THE EMERGENCE OF MAN

By

Pub Date: Oct. 23rd, 1969
Publisher: Harper & Row

This is a whopper of a good book, really several books in one. Pfeiffer, always a careful writer and researcher, has turned his attention to prehistory and given a detailed summary of past and present discoveries of prosimians, hominids, homo erectus, and homo sapiens. More than this he's dug with the experts and combines the styles of the succinct reporter with the participator. For the first time you may learn that exploring caves for drawings means crawling on your belly through ""torpedo tube"" spaces, or lowering yourself into pits taking you deeper and darker than you might care to go. At the same time this raises the question of what possible meaning in rite or ritual such inaccessible art might have served. Then, having summarized the newer theories about man's rise to civilization (from small- to big-game hunting; from forest to savannah), he describes contemporary studies of higher primates in nature and of the few fast-vanishing stone age cultures: aborigines and bushmen.
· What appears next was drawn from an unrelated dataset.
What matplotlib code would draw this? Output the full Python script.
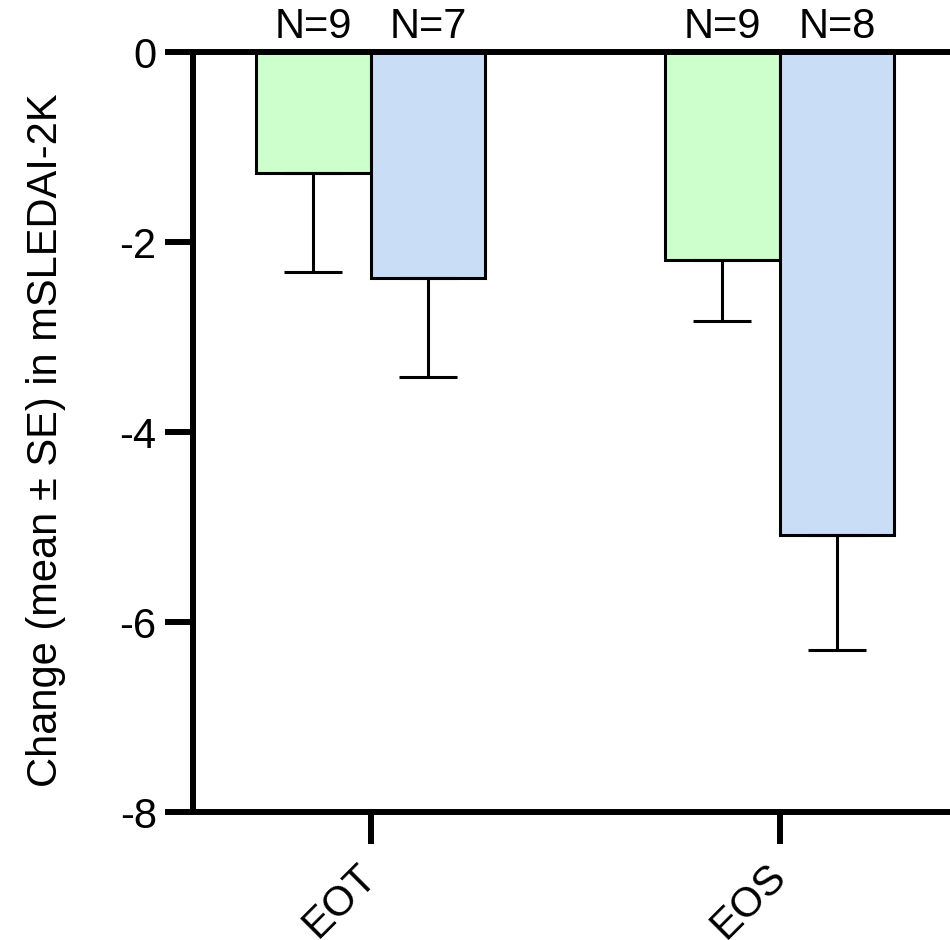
import matplotlib.pyplot as plt
import numpy as np

plt.rcParams['font.family'] = ['Liberation Sans', 'DejaVu Sans']

groups = ["EOT", "EOS"]
green_mean = [-1.27, -2.19]
green_se = [1.04, 0.64]
blue_mean = [-2.38, -5.08]
blue_se = [1.04, 1.21]
green_n = ["N=9", "N=9"]
blue_n = ["N=7", "N=8"]

fig = plt.figure(figsize=(9.5, 9.4), dpi=100)
ax = fig.add_axes([0.203, 0.136, 0.805, 0.8085])

x = np.arange(len(groups))
w = 0.28

for off, means, ses, col, labels in [(-w / 2, green_mean, green_se, "#CCFFCC", green_n),
                                     (w / 2, blue_mean, blue_se, "#C9DDF7", blue_n)]:
    pos = x + off
    ax.bar(pos, means, width=w, color=col, edgecolor="black", linewidth=2.2, zorder=2)
    ax.errorbar(pos, means, yerr=[ses, [0] * len(ses)], fmt="none", ecolor="black",
                elinewidth=2.2, capsize=21, capthick=2.2, zorder=3)
    for p, lab in zip(pos, labels):
        ax.annotate(lab, (p, 0), xytext=(0, 10), textcoords="offset points",
                    ha="center", va="baseline", fontsize=30, annotation_clip=False)

ax.set_xlim(-0.435, 1.435)
ax.set_ylim(-8, 0)
ax.set_yticks([0, -2, -4, -6, -8])
ax.set_yticklabels(["0", "-2", "-4", "-6", "-8"])
ax.set_xticks(x)
ax.set_xticklabels(groups, rotation=45, ha="right", va="center", rotation_mode="anchor")

for s in ["left", "bottom", "top"]:
    ax.spines[s].set_linewidth(4.3)
ax.spines["right"].set_visible(False)
ax.spines["top"].set_zorder(4)

ax.tick_params(axis="y", length=20, width=4.3, pad=6, labelsize=30)
ax.tick_params(axis="x", length=23, width=4.3, pad=19, labelsize=30)

ax.set_ylabel("Change (mean ± SE) in mSLEDAI-2K", fontsize=30)
ax.yaxis.set_label_coords(-0.166, 0.4895)

fig.savefig("out.png", dpi=100)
Chapters on experimental archaeology deal with a new do-it-yourself aspect in which scientists have attempted to fashion stone age tools and immerse themselves in a prehistoric style of life. One delightful anecdote involved skinning a bear with obsidian tools: the job took considerably less time than it might have with a fine-tempered steel blade. The final chapters compare man's historical development with infant behavior, the emergence of language, and the role of play and art as sources of novelty. Here the terrain is thick with theory, highly debatable, but fun. An epilogue considers man's future and plausibly constructs the next computer phase of culture.